## [RECORDED DATA]
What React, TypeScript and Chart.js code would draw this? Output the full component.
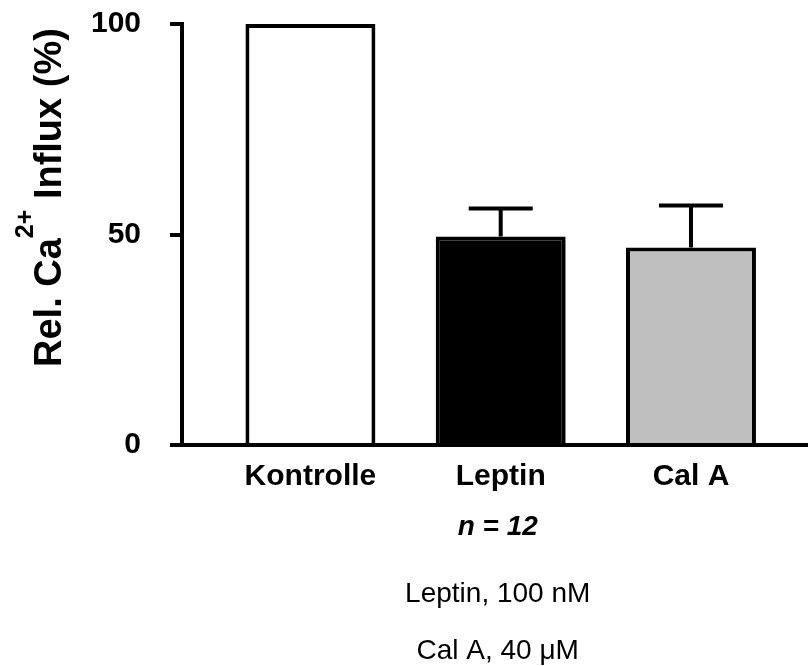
import React, { useEffect, useRef } from "react";
import { Chart, registerables } from "chart.js";

Chart.register(...registerables);

const categories = ["Kontrolle", "Leptin", "Cal A"];
const values = [100, 49.5, 46.9];
const errors = [0, 6.7, 10.0];
const barColors = ["#ffffff", "#000000", "#bfbfbf"];
const yTicks = [0, 50, 100];
const yTitleMain = "Rel. Ca";
const yTitleSup = "2+";
const yTitleRest = " Influx (%)";
const nLabel = "n = 12";
const conditions = ["Leptin, 100 nM", "Cal A, 40 μM"];

const FONT = "'Liberation Sans', Arial, Helvetica, sans-serif";

const errorBarPlugin = {
  id: "errorBars",
  afterDatasetsDraw(chart: any) {
    const { ctx } = chart;
    const y = chart.scales.y;
    const meta = chart.getDatasetMeta(0);
    ctx.save();
    ctx.strokeStyle = "#000";
    ctx.lineWidth = 4;
    ctx.lineCap = "butt";
    meta.data.forEach((bar: any, i: number) => {
      const e = errors[i];
      if (!e) return;
      const x = bar.x;
      const y0 = y.getPixelForValue(values[i]);
      const y1 = y.getPixelForValue(values[i] + e);
      ctx.beginPath();
      ctx.moveTo(x, y0);
      ctx.lineTo(x, y1);
      ctx.moveTo(x - 32, y1);
      ctx.lineTo(x + 32, y1);
      ctx.stroke();
    });
    ctx.restore();
  },
};

const textPlugin = {
  id: "texts",
  afterDraw(chart: any) {
    const ctx = chart.ctx;
    const xs = chart.scales.x;
    ctx.save();
    ctx.fillStyle = "#000";
    // rotated y-axis title with superscript
    ctx.save();
    ctx.translate(61, 367);
    ctx.rotate(-Math.PI / 2);
    ctx.textBaseline = "alphabetic";
    ctx.textAlign = "left";
    ctx.font = `bold 38px ${FONT}`;
    ctx.fillText(yTitleMain, 0, 0);
    let w = ctx.measureText(yTitleMain).width;
    ctx.font = `bold 25px ${FONT}`;
    ctx.fillText(yTitleSup, w, -28);
    w += ctx.measureText(yTitleSup).width;
    ctx.font = `bold 38px ${FONT}`;
    ctx.fillText(yTitleRest, w, 0);
    ctx.restore();

    const cx = xs.getPixelForValue(2) - 3;
    ctx.textAlign = "center";
    ctx.textBaseline = "alphabetic";
    ctx.font = `italic bold 28px ${FONT}`;
    ctx.fillText(nLabel, cx, 535);
    ctx.font = `28px ${FONT}`;
    ctx.fillText(conditions[0], cx, 602);
    ctx.fillText(conditions[1], cx, 659);
    ctx.restore();
  },
};

export default function App() {
  const ref = useRef<HTMLCanvasElement | null>(null);
  useEffect(() => {
    if (!ref.current) return;
    const chart = new Chart(ref.current, {
      type: "bar",
      data: {
        datasets: [
          {
            data: categories.map((_, i) => ({ x: i + 1, y: values[i] })) as any,
            backgroundColor: barColors,
            borderColor: "#000",
            borderWidth: 4,
            categoryPercentage: 1,
            barPercentage: 0.683,
          },
        ],
      },
      options: {
        animation: false,
        responsive: false,
        maintainAspectRatio: false,
        devicePixelRatio: 1,
        layout: { padding: { top: 24, left: 0, right: 0, bottom: 0 } },
        plugins: { legend: { display: false }, tooltip: { enabled: false } },
        scales: {
          x: {
            type: "linear",
            min: 0.325,
            max: 3.615,
            offset: false,
            z: 1,
            afterBuildTicks: (s: any) => {
              s.ticks = categories.map((_, i) => ({ value: i + 1 }));
            },
            afterFit: (s: any) => {
              s.height = 221;
              s.paddingLeft = 0;
              s.paddingRight = 0;
            },
            grid: { display: false, drawTicks: false, offset: false },
            border: { display: true, color: "#000", width: 4 },
            ticks: {
              callback: (_v: any, i: number) => categories[i],
              font: { family: FONT, size: 30, weight: "bold" },
              color: "#000",
              padding: 14,
              maxRotation: 0,
              autoSkip: false,
            },
          },
          y: {
            min: 0,
            max: 100,
            z: 1,
            afterBuildTicks: (s: any) => {
              s.ticks = yTicks.map((v) => ({ value: v }));
            },
            afterFit: (s: any) => {
              s.width = 182;
              s.paddingTop = 0;
              s.paddingBottom = 0;
            },
            grid: {
              display: true,
              drawOnChartArea: false,
              drawTicks: true,
              tickLength: 12,
              lineWidth: 4,
              color: "#000",
            },
            border: { display: true, color: "#000", width: 4 },
            ticks: {
              font: { family: FONT, size: 30, weight: "bold" },
              color: "#000",
              padding: 29,
            },
          },
        },
      } as any,
      plugins: [errorBarPlugin, textPlugin],
    });
    return () => chart.destroy();
  }, []);
  return (
    <div style={{ position: "absolute", left: 0, top: 0, width: 808, height: 666, background: "#fff" }}>
      <canvas ref={ref} width={808} height={666} style={{ display: "block" }} />
    </div>
  );
}
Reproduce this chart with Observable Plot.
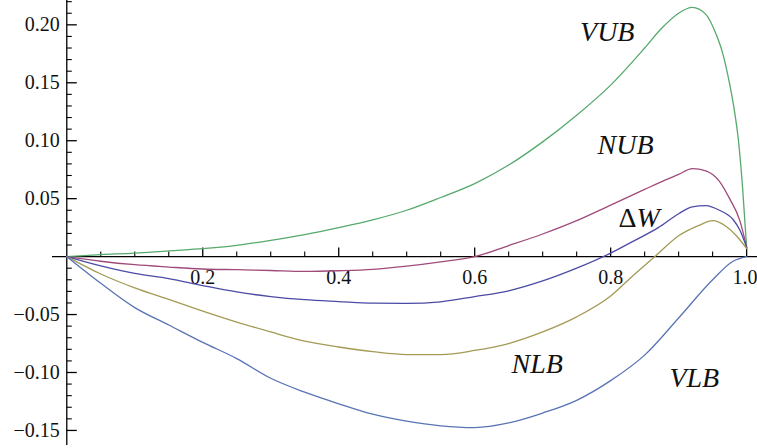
<!DOCTYPE html>
<html><head><meta charset="utf-8">
<script src="https://cdn.jsdelivr.net/npm/d3@7"></script>
<script src="https://cdn.jsdelivr.net/npm/@observablehq/plot@0.6"></script>
<style>body{margin:0;background:#fff} #chart svg{display:block}</style>
</head><body><div id="chart"></div>
<script>
// ---- data ----
const xVUB = [0, .05, .1, .15, .2, .25, .3, .35, .4, .45, .5, .55, .6, .65, .7, .75, .8, .85, .875, .9, .92, .94, .955, .965, .975, .982, .988, .994, 1.0];
const yVUB = [0, .0017, .003, .005, .0068, .0097, .0140, .019, .025, .0317, .040, .051, .063, .079, .099, .122, .148, .180, .197, .210, .215, .209, .192, .175, .149, .126, .10, .06, .008];

const xNUB = [0, .05, .1, .15, .2, .25, .3, .35, .4, .45, .5, .55, .6, .65, .7, .75, .8, .85, .88, .9, .92, .94, .96, .975, .99, 1.0];
const yNUB = [0, -.004, -.007, -.009, -.0107, -.0113, -.012, -.0128, -.0122, -.011, -.0082, -.0045, 0, .0095, .0195, .031, .0445, .058, .066, .071, .076, .074, .065, .05, .031, .008];

const xDW = [0, .05, .1, .15, .2, .25, .3, .35, .4, .45, .5, .55, .6, .65, .7, .75, .8, .835, .87, .9, .92, .94, .96, .98, .99, 1.0];
const yDW = [0, -.008, -.0145, -.019, -.025, -.0305, -.0345, -.0372, -.0388, -.0402, -.0403, -.039, -.0345, -.0295, -.021, -.010, .003, .0138, .025, .037, .043, .044, .040, .032, .023, .008];

const xNLB = [0, .05, .1, .15, .2, .25, .3, .35, .4, .45, .5, .55, .6, .65, .7, .75, .8, .83, .865, .9, .93, .95, .97, .985, 1.0];
const yNLB = [0, -.015, -.027, -.037, -.047, -.0565, -.065, -.073, -.078, -.082, -.0845, -.0845, -.081, -.075, -.065, -.052, -.034, -.018, 0, .018, .027, .031, .026, .018, .007];

const xVLB = [0, .05, .1, .15, .2, .25, .3, .35, .4, .45, .5, .55, .6, .65, .7, .75, .8, .85, .9, .95, .98, 1.0];
const yVLB = [0, -.023, -.044, -.059, -.074, -.088, -.105, -.117, -.127, -.136, -.142, -.146, -.1475, -.1435, -.135, -.124, -.107, -.085, -.053, -.020, -.004, 0];

const seriesNames = ["VUB", "NUB", "ΔW", "NLB", "VLB"];
const seriesColors = ["#55a96c", "#a04a7a", "#4b4ba6", "#a39a55", "#5874b4"];
// label text pieces: upright prefix + italic part
const labelUpright = ["", "", "Δ", "", ""];
const labelItalic = ["VUB", "NUB", "W", "NLB", "VLB"];
const labelX = [0.795, 0.822, 0.838, 0.692, 0.923];
const labelY = [0.1934, 0.0959, 0.0329, -0.093, -0.105];

const xMajorTicks = [0.2, 0.4, 0.6, 0.8, 1.0];
const xTickLabels = ["0.2", "0.4", "0.6", "0.8", "1.0"];
const yMajorTicks = [-0.15, -0.10, -0.05, 0.05, 0.10, 0.15, 0.20];
const yTickLabels = ["\u22120.15", "\u22120.10", "\u22120.05", "0.05", "0.10", "0.15", "0.20"];

// ---- build tables ----
const xs = [xVUB, xNUB, xDW, xNLB, xVLB];
const ys = [yVUB, yNUB, yDW, yNLB, yVLB];
const lines = seriesNames.flatMap((s, k) => xs[k].map((x, i) => ({series: s, x, y: ys[k][i]})));
const labels = seriesNames.map((s, k) => ({up: labelUpright[k], it: labelItalic[k], x: labelX[k], y: labelY[k], split: labelUpright[k] !== ""}));
const xLab = xMajorTicks.map((x, i) => ({x, text: xTickLabels[i], last: i === xMajorTicks.length - 1}));
const xMinor = d3.range(1, 20).map(i => i / 20).filter(v => Math.abs(v * 5 - Math.round(v * 5)) > 1e-9);
const yMinor = d3.range(-15, 23).map(i => i / 100).filter(v => Math.abs(v * 20 - Math.round(v * 20)) > 1e-9);

const tick = (dx, dy) => ({draw(ctx) { ctx.moveTo(0, 0); ctx.lineTo(dx, dy); }});
const serif = "'Liberation Serif', 'Times New Roman', serif";

const chart = Plot.plot({
  width: 757, height: 448,
  marginLeft: 52, marginRight: 0, marginTop: 0, marginBottom: 3,
  x: {domain: [-0.021, 1.016], axis: null},
  y: {domain: [-0.163, 0.221], axis: null},
  color: {domain: seriesNames, range: seriesColors},
  style: {background: "#fff", fontFamily: serif},
  marks: [
    Plot.ruleY([0], {stroke: "#000", strokeWidth: 1.3}),
    Plot.ruleX([0], {stroke: "#000", strokeWidth: 1.3}),
    Plot.dot(xMajorTicks, {x: d => d, y: 0, symbol: tick(0, -9), fill: "none", stroke: "#000", strokeWidth: 1.3}),
    Plot.dot(xMinor, {x: d => d, y: 0, symbol: tick(0, -5), fill: "none", stroke: "#000", strokeWidth: 1.1}),
    Plot.dot(yMajorTicks, {x: 0, y: d => d, symbol: tick(10, 0), fill: "none", stroke: "#000", strokeWidth: 1.3}),
    Plot.dot(yMinor, {x: 0, y: d => d, symbol: tick(5, 0), fill: "none", stroke: "#000", strokeWidth: 1.1}),
    Plot.text(xLab.filter(d => !d.last), {x: "x", y: 0, text: "text", dy: 21, fontSize: 20, fontFamily: serif, fill: "#111"}),
    Plot.text(xLab.filter(d => d.last), {x: "x", y: 0, text: "text", textAnchor: "end", dx: 11, dy: 21, fontSize: 20, fontFamily: serif, fill: "#111"}),
    Plot.text(yMajorTicks, {x: 0, y: d => d, text: (d, i) => yTickLabels[i], textAnchor: "end", dx: -7, fontSize: 20, fontFamily: serif, fill: "#111"}),
    Plot.line(lines, {x: "x", y: "y", z: "series", stroke: "series", strokeWidth: 1.3, curve: "monotone-x"}),
    Plot.text(labels.filter(d => !d.split), {x: "x", y: "y", text: "it", fontSize: 28, fontStyle: "italic", fontFamily: serif, fill: "#111"}),
    Plot.text(labels.filter(d => d.split), {x: "x", y: "y", text: "up", textAnchor: "end", fontSize: 28, fontFamily: serif, fill: "#111"}),
    Plot.text(labels.filter(d => d.split), {x: "x", y: "y", text: "it", textAnchor: "start", fontSize: 28, fontStyle: "italic", fontFamily: serif, fill: "#111"})
  ]
});
document.getElementById("chart").appendChild(chart);
</script>
</body></html>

## [YOUR GOAL]
Extract every line from the records above that contains the word "with".

## [SOLUTION TO THE EXERCISE]
    // rotated y-axis title with superscript
Reproduce this chart with Observable Plot.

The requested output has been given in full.